Of course, this assumes that the submarine at the time is traversing waters that are not too deep for her to go to the bottom. She would take her tender or tenders down with her under such circumstances, for the supply boats would be built to stand safely the test submergence of the military submarine; that is, a depth of two hundred feet. The question may arise as to how I can control the sinking of the crewless consorts, holding as they would only supplies, and having none of the operative mechanisms that constitute a necessary functional part of the fighting undersea boat.
This is illustrated by the method with which I controlled the submergence of a tender with which I salvaged the coal from a sunken barge in Long Island Sound years ago. That cargo boat had tanks into which water could be admitted from the sea, and certain of the inlet passages were closed by means of check valves which were automatic, seating themselves by the tension of springs. In order to submerge the boat it was only necessary to admit water purposely and to open a valve on the deck for the escape of the air as the water entered.
To refloat the tender after it had reached the bottom and was loaded, a diver went from the submerged Argonaut by way of the diving compartment and attached a hose to the deck vent. This hose was then connected to the compressed-air flasks in the submarine. The air was blown down through the pipe into the ballast tanks and the water forced outboard, past the check valves that yielded in that direction, but reseated and closed themselves as soon as the air pressure stopped. In this fashion buoyancy was reacquired and the tender rose to the surface.

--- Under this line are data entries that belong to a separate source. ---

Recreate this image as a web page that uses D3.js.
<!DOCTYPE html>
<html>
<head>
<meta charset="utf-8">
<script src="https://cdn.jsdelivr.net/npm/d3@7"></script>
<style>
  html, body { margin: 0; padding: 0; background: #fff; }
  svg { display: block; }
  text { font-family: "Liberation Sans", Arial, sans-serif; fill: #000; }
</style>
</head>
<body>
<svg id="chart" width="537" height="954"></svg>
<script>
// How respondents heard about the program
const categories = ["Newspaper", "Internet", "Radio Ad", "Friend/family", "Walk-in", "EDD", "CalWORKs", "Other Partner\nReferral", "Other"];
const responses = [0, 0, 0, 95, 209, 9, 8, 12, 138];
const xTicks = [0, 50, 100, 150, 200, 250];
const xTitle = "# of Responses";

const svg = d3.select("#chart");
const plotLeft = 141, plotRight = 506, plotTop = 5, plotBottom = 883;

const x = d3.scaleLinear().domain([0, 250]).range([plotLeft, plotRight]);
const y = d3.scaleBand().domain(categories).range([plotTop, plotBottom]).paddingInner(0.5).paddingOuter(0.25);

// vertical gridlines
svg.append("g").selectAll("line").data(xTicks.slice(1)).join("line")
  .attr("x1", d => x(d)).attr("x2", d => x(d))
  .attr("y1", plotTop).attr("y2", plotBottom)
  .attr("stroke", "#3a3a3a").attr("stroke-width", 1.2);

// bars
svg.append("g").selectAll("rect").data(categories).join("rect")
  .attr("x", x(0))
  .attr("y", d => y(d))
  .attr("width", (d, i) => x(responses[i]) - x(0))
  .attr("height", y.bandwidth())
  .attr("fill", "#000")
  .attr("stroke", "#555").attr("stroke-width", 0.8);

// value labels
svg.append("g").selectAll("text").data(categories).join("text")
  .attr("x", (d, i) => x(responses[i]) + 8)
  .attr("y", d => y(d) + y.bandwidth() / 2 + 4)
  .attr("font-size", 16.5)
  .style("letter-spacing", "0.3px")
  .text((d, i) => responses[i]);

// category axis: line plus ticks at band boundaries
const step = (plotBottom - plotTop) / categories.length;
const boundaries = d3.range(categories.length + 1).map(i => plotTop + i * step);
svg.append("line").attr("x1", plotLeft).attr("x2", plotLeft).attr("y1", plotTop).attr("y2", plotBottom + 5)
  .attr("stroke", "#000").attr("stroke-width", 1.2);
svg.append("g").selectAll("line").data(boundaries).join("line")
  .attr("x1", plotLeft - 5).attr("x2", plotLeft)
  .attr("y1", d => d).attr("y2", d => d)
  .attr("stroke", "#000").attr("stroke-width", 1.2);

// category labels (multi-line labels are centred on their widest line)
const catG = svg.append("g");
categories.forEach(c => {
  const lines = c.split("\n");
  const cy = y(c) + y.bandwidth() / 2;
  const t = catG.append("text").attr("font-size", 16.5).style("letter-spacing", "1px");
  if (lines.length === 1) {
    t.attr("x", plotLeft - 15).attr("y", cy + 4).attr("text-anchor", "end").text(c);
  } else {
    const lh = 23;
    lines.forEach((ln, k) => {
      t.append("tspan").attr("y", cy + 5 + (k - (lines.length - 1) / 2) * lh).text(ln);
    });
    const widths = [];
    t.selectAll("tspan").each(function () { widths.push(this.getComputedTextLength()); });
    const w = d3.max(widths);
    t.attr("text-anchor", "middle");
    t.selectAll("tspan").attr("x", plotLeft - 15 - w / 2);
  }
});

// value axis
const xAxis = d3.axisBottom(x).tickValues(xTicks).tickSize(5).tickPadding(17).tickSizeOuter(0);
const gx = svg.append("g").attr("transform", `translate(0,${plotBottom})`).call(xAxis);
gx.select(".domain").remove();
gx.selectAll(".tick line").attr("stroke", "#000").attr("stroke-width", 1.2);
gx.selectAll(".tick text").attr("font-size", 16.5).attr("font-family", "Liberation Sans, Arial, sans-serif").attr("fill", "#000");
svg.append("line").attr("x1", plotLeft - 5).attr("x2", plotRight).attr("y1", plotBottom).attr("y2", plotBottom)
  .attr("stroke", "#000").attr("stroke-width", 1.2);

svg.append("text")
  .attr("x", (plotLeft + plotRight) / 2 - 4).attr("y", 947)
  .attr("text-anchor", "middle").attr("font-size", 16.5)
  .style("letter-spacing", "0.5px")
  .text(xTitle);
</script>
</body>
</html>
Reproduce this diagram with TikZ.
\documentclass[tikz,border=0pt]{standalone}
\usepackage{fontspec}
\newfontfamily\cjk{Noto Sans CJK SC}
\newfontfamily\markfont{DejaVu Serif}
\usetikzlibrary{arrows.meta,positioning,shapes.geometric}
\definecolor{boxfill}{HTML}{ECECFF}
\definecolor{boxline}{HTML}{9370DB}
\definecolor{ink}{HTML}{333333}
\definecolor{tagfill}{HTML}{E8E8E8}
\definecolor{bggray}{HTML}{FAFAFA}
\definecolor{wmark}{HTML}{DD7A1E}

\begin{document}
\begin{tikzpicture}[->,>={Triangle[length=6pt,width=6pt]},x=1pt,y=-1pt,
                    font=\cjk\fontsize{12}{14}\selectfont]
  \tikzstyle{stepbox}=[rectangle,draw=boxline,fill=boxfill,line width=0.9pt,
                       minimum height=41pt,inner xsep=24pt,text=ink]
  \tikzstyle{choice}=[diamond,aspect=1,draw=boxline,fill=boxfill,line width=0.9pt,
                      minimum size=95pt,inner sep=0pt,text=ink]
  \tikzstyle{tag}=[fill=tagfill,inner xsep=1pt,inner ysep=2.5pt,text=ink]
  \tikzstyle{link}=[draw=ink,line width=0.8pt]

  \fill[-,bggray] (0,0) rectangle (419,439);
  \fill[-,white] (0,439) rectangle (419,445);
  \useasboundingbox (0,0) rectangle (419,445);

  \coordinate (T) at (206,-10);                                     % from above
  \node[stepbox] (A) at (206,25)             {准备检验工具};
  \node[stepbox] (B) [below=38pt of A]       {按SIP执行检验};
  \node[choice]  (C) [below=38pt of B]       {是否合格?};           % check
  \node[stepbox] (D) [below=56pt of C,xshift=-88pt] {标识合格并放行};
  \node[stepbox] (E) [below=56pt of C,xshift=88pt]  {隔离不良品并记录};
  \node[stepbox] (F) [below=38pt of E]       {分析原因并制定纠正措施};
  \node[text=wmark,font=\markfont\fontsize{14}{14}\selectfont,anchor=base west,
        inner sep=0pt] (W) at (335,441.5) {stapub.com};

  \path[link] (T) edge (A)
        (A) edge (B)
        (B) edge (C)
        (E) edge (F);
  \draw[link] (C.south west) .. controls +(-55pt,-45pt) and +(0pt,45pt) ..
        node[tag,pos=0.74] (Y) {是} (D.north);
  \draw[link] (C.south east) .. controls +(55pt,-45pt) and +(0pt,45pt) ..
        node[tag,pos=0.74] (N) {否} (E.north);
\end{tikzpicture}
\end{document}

Of course, the initial sinking operation required the presence of someone in a small boat alongside the tender which I have just described. This would not be feasible in the case of the military supply boats I have in mind. These must be made to sink by suitable controlling devices manipulated from within the military craft, but in principle the cycle would not differ from that which I have outlined.

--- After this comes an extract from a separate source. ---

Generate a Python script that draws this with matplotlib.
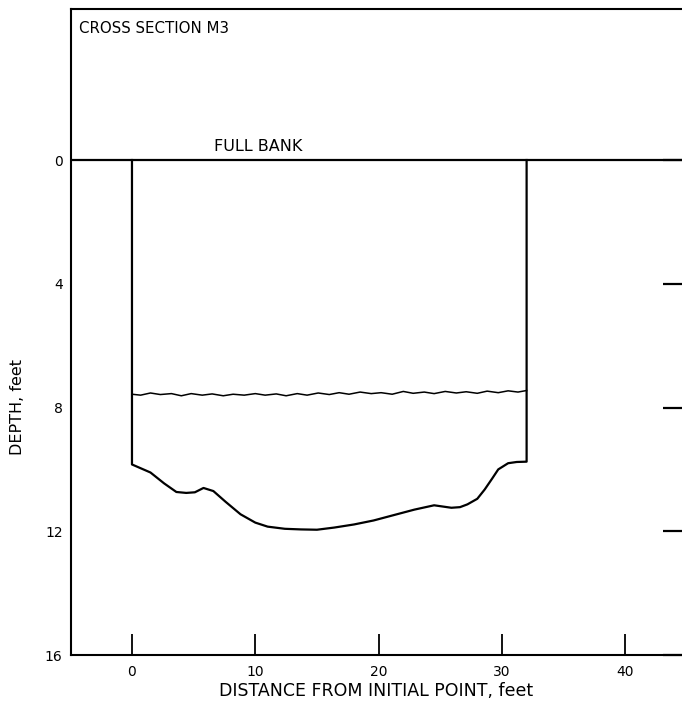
import numpy as np
import matplotlib
matplotlib.use('Agg')
import matplotlib.pyplot as plt

plt.rcParams['font.family'] = ['DejaVu Sans']

# channel bed (distance, depth)
bed_x = [0, 0, 1.5, 2.6, 3.6, 4.4, 5.1, 5.8, 6.6, 7.6, 8.8, 10.0, 11.0, 12.4, 13.7,
         15.0, 16.4, 18.0, 19.6, 21.2, 22.9, 24.5, 25.9, 26.6, 27.2, 28.0, 28.6,
         29.2, 29.7, 30.5, 31.2, 32.0, 32.0]
bed_depth = [0, 9.84, 10.1, 10.45, 10.73, 10.76, 10.74, 10.6, 10.7, 11.05, 11.45, 11.72,
             11.85, 11.92, 11.94, 11.95, 11.88, 11.78, 11.65, 11.48, 11.3, 11.16, 11.24,
             11.22, 11.13, 10.95, 10.65, 10.3, 10.0, 9.8, 9.76, 9.75, 0]

# water surface, slightly wavy
ws_x = [0, 0.7, 1.5, 2.3, 3.2, 4.0, 4.8, 5.7, 6.5, 7.4, 8.2, 9.1, 10.0, 10.8, 11.7,
        12.5, 13.4, 14.2, 15.1, 16.0, 16.8, 17.6, 18.5, 19.4, 20.2, 21.1, 22.0,
        22.8, 23.7, 24.5, 25.4, 26.3, 27.1, 28.0, 28.8, 29.7, 30.5, 31.3, 32.0]
ws_depth = [7.57, 7.6, 7.53, 7.58, 7.55, 7.62, 7.55, 7.6, 7.56, 7.62, 7.57, 7.6, 7.55,
            7.6, 7.56, 7.62, 7.55, 7.6, 7.53, 7.58, 7.52, 7.57, 7.5, 7.55, 7.52, 7.57,
            7.48, 7.54, 7.5, 7.55, 7.48, 7.53, 7.49, 7.54, 7.47, 7.52, 7.46, 7.5, 7.45]

xticks = [0, 10, 20, 30, 40]
yticks = [0, 4, 8, 12, 16]

fig = plt.figure(figsize=(6.82, 7.14), dpi=100)
ax = fig.add_axes([0.104, 0.0826, 0.896, 0.9047])

ax.axhline(0, color='black', lw=1.6)
ax.plot(bed_x, bed_depth, color='black', lw=1.6)
ax.plot(ws_x, ws_depth, color='black', lw=1.1)

ax.set_xlim(-4.95, 44.6)
ax.set_ylim(16, -4.88)

ax.set_xticks(xticks)
ax.set_yticks(yticks)
ax.tick_params(axis='x', direction='in', length=15, width=1.3, pad=7, labelsize=10)
ax.tick_params(axis='y', left=False, right=True, direction='in', length=14,
               width=1.6, pad=6, labelsize=10)

for s in ax.spines.values():
    s.set_linewidth(1.5)
ax.spines['right'].set_visible(False)

ax.text(0.014, 0.97, 'CROSS SECTION M3', transform=ax.transAxes, fontsize=10.8,
        va='center', ha='left')
ax.text(10.2, -0.45, 'FULL BANK', fontsize=11.5, ha='center', va='center')

ax.set_xlabel('DISTANCE FROM INITIAL POINT, feet', fontsize=12.5, labelpad=2)
ax.set_ylabel('DEPTH, feet', fontsize=11.5)
ax.yaxis.set_label_coords(-0.075, 0.384)

fig.savefig('out.png', dpi=100)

The deck valve allowing the air to escape from the tanks and the inlets admitting sea-water could be operated by suitable electrical mechanisms, and, once opened, the sea-water would enter and destroy the reserve buoyancy, thus causing the tenders to sink. Again, compressed air supplied from the submarine or compressed air carried by the supply craft themselves could be turned on by electrical control, and the boats brought to the surface at the will of the military commander.